È successo con il primo salvagente concesso alla Grecia (allora a sbloccare la situazione fu una telefonata di Obama), poi, nelle settimane scorse, per il potenziamento dell’Efsf (il fondo europeo chiamato all’acquisto dei bond dei Paesi in difficoltà), sta succedendo di nuovo con le polemiche sulla necessità di affidare nuove risorse allo stesso Efsf. Horst Teltschik, ex consigliere di Kohl per la politica internazionale, ha una spiegazione: «Alla Merkel manca nella maniera più assoluta una visione del futuro dell’Europa, proprio nel momento in cui questa sarebbe più necessaria».
Nessun disegno di medio e lungo periodo, dunque, ma una politica di piccolo cabotaggio, chiamata di volta in volta a reagire ai problemi del momento. Siano essi i mercati che stanno per far fallire l’Europa o gli umori negativi dell’opinione pubblica tedesca. Il risultato è paradossale e doppiamente negativo: sul piano internazionale non c’è analista che non condanni le indecisioni tedesche e la mancanza di leadership di Berlino.

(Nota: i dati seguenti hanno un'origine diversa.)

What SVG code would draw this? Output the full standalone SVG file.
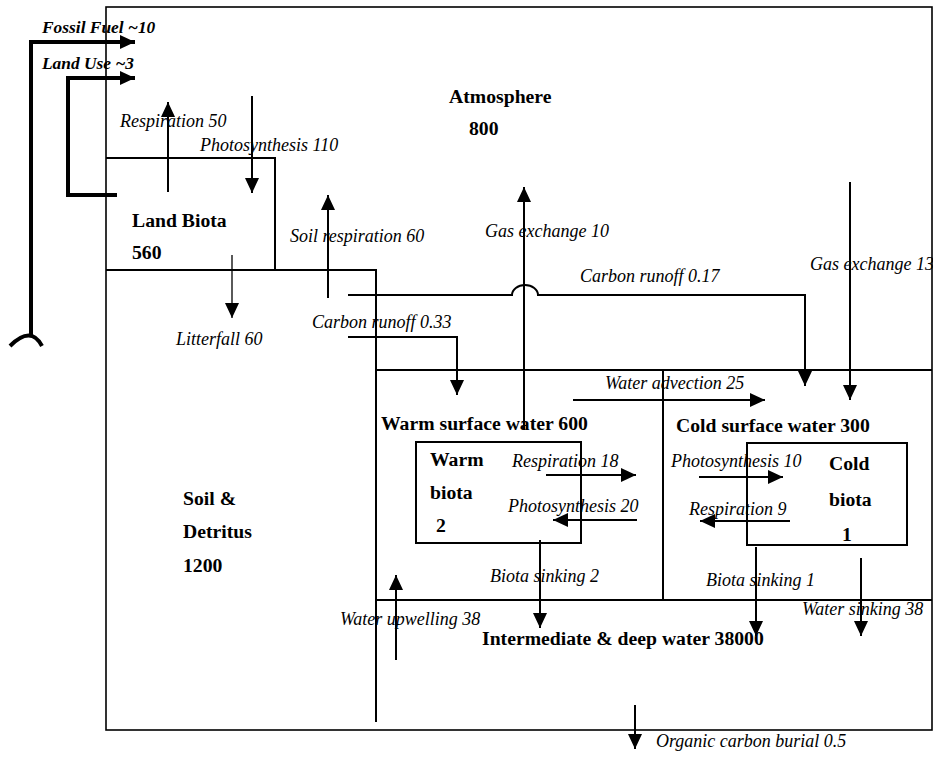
<svg xmlns="http://www.w3.org/2000/svg" width="933" height="758" viewBox="0 0 933 758" font-family="Liberation Serif, Times New Roman, serif">
<defs>
<marker id="ah" markerUnits="userSpaceOnUse" markerWidth="16" markerHeight="16" refX="15" refY="7" orient="auto"><path d="M0,0 L15,7 L0,14 z" fill="#000"/></marker>
<style>
.box{fill:none;stroke:#000;stroke-width:1.6}
.ln{fill:none;stroke:#000;stroke-width:2}
.ar{fill:none;stroke:#000;stroke-width:2;marker-end:url(#ah)}
.thin{fill:none;stroke:#000;stroke-width:1.3;marker-end:url(#ah)}
.thick{fill:none;stroke:#000;stroke-width:4}
.tharr{fill:none;stroke:#000;stroke-width:4;marker-end:url(#ah)}
.lbl{font-style:italic;font-size:18px;fill:#000}
.nm{font-weight:bold;font-size:19.7px;fill:#000}
.bi{font-weight:bold;font-style:italic;font-size:17.4px;fill:#000}
</style>
</defs>
<rect width="933" height="758" fill="#fff"/>

<g id="atmosphere">
<rect class="box" x="106" y="7" width="826" height="723"/>
<text class="nm" x="449" y="103">Atmosphere</text>
<text class="nm" x="469" y="135">800</text>
</g>

<g id="land-biota">
<path class="ln" d="M106,158 H275 V270"/>
<text class="nm" x="132" y="227">Land Biota</text>
<text class="nm" x="132" y="259">560</text>
</g>

<g id="soil-detritus">
<path class="ln" d="M106,270 H376 V722"/>
<text class="nm" x="183" y="505">Soil &amp;</text>
<text class="nm" x="183" y="538">Detritus</text>
<text class="nm" x="183" y="572">1200</text>
</g>

<g id="warm-surface-water">
<path class="ln" d="M376,370 H932"/>
<path class="ln" d="M663,370 V600"/>
<text class="nm" x="381" y="430">Warm surface water 600</text>
</g>

<g id="cold-surface-water">
<text class="nm" x="676" y="432">Cold surface water 300</text>
</g>

<g id="warm-biota">
<rect class="ln" x="416" y="442" width="165" height="101"/>
<text class="nm" x="430" y="466">Warm</text>
<text class="nm" x="430" y="499">biota</text>
<text class="nm" x="436" y="532">2</text>
</g>

<g id="cold-biota">
<rect class="ln" x="747" y="443" width="160" height="102"/>
<text class="nm" x="829" y="470">Cold</text>
<text class="nm" x="829" y="506">biota</text>
<text class="nm" x="842" y="541">1</text>
</g>

<g id="deep-water">
<path class="ln" d="M376,600 H932"/>
<text class="nm" x="482" y="645">Intermediate &amp; deep water 38000</text>
</g>

<g id="connectors">
<path class="thick" d="M31,335 V42 H120"/>
<path class="tharr" d="M110,42 H135"/>
<path class="thick" stroke-width="3" d="M10,346 Q31,325 42,346"/>
<text class="bi" x="42" y="33">Fossil Fuel ~10</text>

<path class="thick" d="M117,195 H68 V80"/>
<path class="tharr" d="M66,78 H135"/>
<text class="bi" x="42" y="69">Land Use ~3</text>

<path class="ar" d="M168,192 V102"/>
<text class="lbl" x="120" y="127">Respiration 50</text>

<path class="ar" d="M252,96 V193"/>
<text class="lbl" x="200" y="151">Photosynthesis 110</text>

<path class="thin" d="M232,255 V318"/>
<text class="lbl" x="176" y="345">Litterfall 60</text>

<path class="ar" d="M328,298 V195"/>
<text class="lbl" x="290" y="242">Soil respiration 60</text>

<path class="ar" d="M348,295 H512 A13,10 0 0 1 538,295 H805 V386"/>
<text class="lbl" x="580" y="282">Carbon runoff 0.17</text>

<path class="ar" d="M348,337 H457 V395"/>
<text class="lbl" x="312" y="328">Carbon runoff 0.33</text>

<path class="ar" d="M524,430 V187"/>
<text class="lbl" x="485" y="237">Gas exchange 10</text>

<path class="ar" d="M850,182 V400"/>
<text class="lbl" x="810" y="270">Gas exchange 13</text>

<path class="ar" d="M573,400 H765"/>
<text class="lbl" x="605" y="389">Water advection 25</text>

<path class="ar" d="M546,475 H636"/>
<text class="lbl" x="512" y="467">Respiration 18</text>

<path class="ar" d="M637,520 H553"/>
<text class="lbl" x="508" y="512">Photosynthesis 20</text>

<path class="ar" d="M699,477 H783"/>
<text class="lbl" x="671" y="467">Photosynthesis 10</text>

<path class="ar" d="M790,521 H700"/>
<text class="lbl" x="689" y="515">Respiration 9</text>

<path class="ar" d="M540,540 V628"/>
<text class="lbl" x="490" y="582">Biota sinking 2</text>

<path class="ar" d="M756,547 V636"/>
<text class="lbl" x="706" y="586">Biota sinking 1</text>

<path class="ar" d="M861,558 V636"/>
<text class="lbl" x="802" y="615">Water sinking 38</text>

<path class="ar" d="M396,660 V575"/>
<text class="lbl" x="340" y="625">Water upwelling 38</text>

<path class="ar" d="M635,705 V749"/>
<text class="lbl" x="656" y="747">Organic carbon burial 0.5</text>
</g>
</svg>
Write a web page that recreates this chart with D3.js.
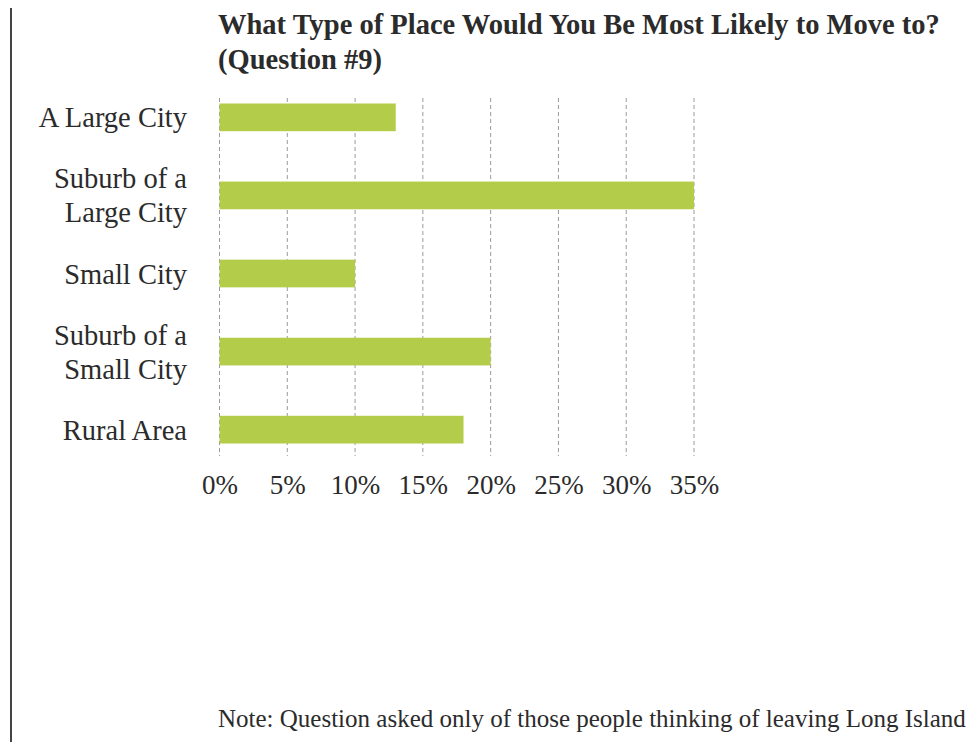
<!DOCTYPE html>
<html>
<head>
<meta charset="utf-8">
<script src="https://cdn.jsdelivr.net/npm/d3@7"></script>
<style>
  html, body { margin: 0; padding: 0; background: #fff; }
  svg { display: block; }
  text { font-family: "Liberation Serif", "DejaVu Serif", serif; fill: #2b2b2b; }
</style>
</head>
<body>
<svg id="chart" width="971" height="742"></svg>
<script>
const categories = ["A Large City", "Suburb of a Large City", "Small City", "Suburb of a Small City", "Rural Area"];
const categoryLines = [["A Large City"], ["Suburb of a", "Large City"], ["Small City"], ["Suburb of a", "Small City"], ["Rural Area"]];
const values = [13, 35, 10, 20, 18];
const tickValues = [0, 5, 10, 15, 20, 25, 30, 35];
const tickLabels = ["0%", "5%", "10%", "15%", "20%", "25%", "30%", "35%"];
const titleLines = ["What Type of Place Would You Be Most Likely to Move to?", "(Question #9)"];
const note = "Note: Question asked only of those people thinking of leaving Long Island";

const svg = d3.select("#chart");

// left vertical rule
svg.append("line").attr("x1", 11).attr("x2", 11).attr("y1", 8).attr("y2", 742)
  .attr("stroke", "#444").attr("stroke-width", 2);

const x = d3.scaleLinear().domain([0, 35]).range([219.5, 694]);
const y = d3.scaleBand().domain(categories).range([78.5, 468.5]).paddingInner(0.645).paddingOuter(0.32);

// title
svg.append("text").attr("x", 218).attr("y", 34)
  .style("font-weight", "bold").style("font-size", "28.5px")
  .selectAll("tspan").data(titleLines).join("tspan")
  .attr("x", 218).attr("dy", (d, i) => i === 0 ? 0 : 35).text(d => d);

// gridlines
svg.append("g").selectAll("line").data(tickValues).join("line")
  .attr("x1", d => x(d)).attr("x2", d => x(d))
  .attr("y1", 98).attr("y2", 456)
  .attr("stroke", "#9a9a9a").attr("stroke-width", 1).attr("stroke-dasharray", "4,3");

// bars
svg.append("g").selectAll("rect").data(values).join("rect")
  .attr("x", x(0)).attr("y", (d, i) => y(categories[i]))
  .attr("width", d => x(d) - x(0)).attr("height", y.bandwidth())
  .attr("fill", "#b3cd4b");

// category labels
const lab = svg.append("g").selectAll("text").data(categoryLines).join("text")
  .attr("text-anchor", "end").style("font-size", "28.5px")
  .attr("transform", (d, i) => `translate(187,${y(categories[i]) + y.bandwidth() / 2 + 10 - (d.length - 1) * 17})`);
lab.selectAll("tspan").data(d => d).join("tspan")
  .attr("x", 0).attr("dy", (d, i) => i === 0 ? 0 : 34).text(d => d);

// x axis tick labels
const xAxis = d3.axisBottom(x).tickValues(tickValues).tickFormat((d, i) => tickLabels[i]).tickSize(0).tickPadding(0);
const gx = svg.append("g").attr("transform", "translate(0,475)").call(xAxis);
gx.select(".domain").remove();
gx.selectAll("text").style("font-size", "27px").style("font-family", "'Liberation Serif', serif").attr("fill", "#2b2b2b").attr("dy", "0.71em");

// note
svg.append("text").attr("x", 218).attr("y", 727).style("font-size", "25px").text(note);
</script>
</body>
</html>
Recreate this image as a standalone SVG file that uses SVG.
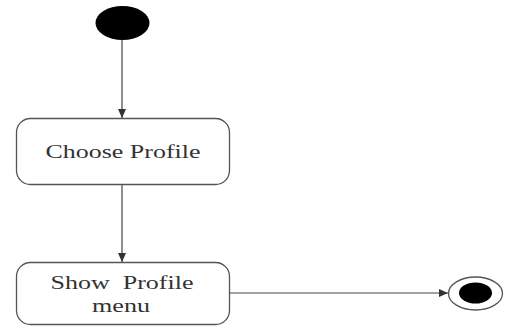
<svg xmlns="http://www.w3.org/2000/svg" width="506" height="326" viewBox="0 0 506 326">
<style>
.box{fill:#fff;stroke:#555;stroke-width:1.3}
.lbl{font-family:"Liberation Serif",serif;font-size:18px;fill:#333;text-anchor:middle}
.conn{stroke:#444;stroke-width:1.2;fill:none}
</style>
<defs>
<marker id="ah" markerWidth="10" markerHeight="8" refX="9" refY="4" orient="auto" markerUnits="userSpaceOnUse">
<path d="M0,0 L9,4 L0,8 Z" fill="#333"/>
</marker>
</defs>
<rect width="506" height="326" fill="#fff"/>
<g id="connectors">
<line class="conn" x1="122" y1="40" x2="122" y2="118" marker-end="url(#ah)"/>
<line class="conn" x1="122" y1="184" x2="122" y2="262" marker-end="url(#ah)"/>
<line class="conn" x1="230" y1="293" x2="448" y2="293" marker-end="url(#ah)"/>
</g>
<g id="start">
<ellipse cx="122.5" cy="23" rx="27" ry="17" fill="#000"/>
</g>
<g id="choose">
<rect class="box" x="16.5" y="118.5" width="213" height="66" rx="14"/>
<text class="lbl" x="123" y="158" textLength="155" lengthAdjust="spacingAndGlyphs">Choose Profile</text>
</g>
<g id="show">
<rect class="box" x="16.5" y="262.5" width="213" height="62" rx="14"/>
<text class="lbl" x="122" y="289" xml:space="preserve" textLength="143" lengthAdjust="spacingAndGlyphs">Show  Profile</text>
<text class="lbl" x="121" y="312" textLength="58" lengthAdjust="spacingAndGlyphs">menu</text>
</g>
<g id="end">
<ellipse cx="475.5" cy="293.5" rx="27" ry="16.5" fill="#fff" stroke="#555" stroke-width="1.3"/>
<ellipse cx="475.5" cy="293" rx="16.5" ry="10.5" fill="#000"/>
</g>
</svg>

Sul fronte interno i sondaggi vanno di male in peggio. Secondo l’ultimo, di pochi giorni fa, la Merkel perderebbe (con un distacco di circa quattro punti percentuali) con ognuno dei due possibili candidati socialdemocratici, il presidente del gruppo parlamentare Frank-Walter Steinmeier e l’ex ministro delle finanze Peer Steinbrück. Quanto ai partiti la coalizione Cdu-Csu-Liberali otterrebbe il 36%, contro il 51% dell’accoppiata Verdi-Socialdemocratici. Una batosta storica. Per la Merkel la risposta più semplice potrebbe essere quella di assecondare i desideri dell’elettorato acccentuando l’atteggiamento di rigorismo monetario e di euroscetticismo.

Ma la cancelliera non può permetterselo: gli economisti stanno facendo i conti di quanto costerebbe alla Germania la fine dell’euro. Non si tratterebbe solo di salvare le banche, le cui casseforti sono piene di bond dei Paesi dell’Europa mediterranea.

Per il sistema produttivo il timore è la sindrome svizzera: così come l’industria elvetica è stata messa in questi giorni ko dal superfranco, così le aziende tedesche (che esportano il 42% della produzione nei Paesi dell’area euro) sarebbero paralizzate dall’inevitabile impennata successiva alla nascita di un euro di Serie A (un marco mascherato) e da un euro di serie B. Per noi sarebbe una catastrofe. Per i tedeschi pure.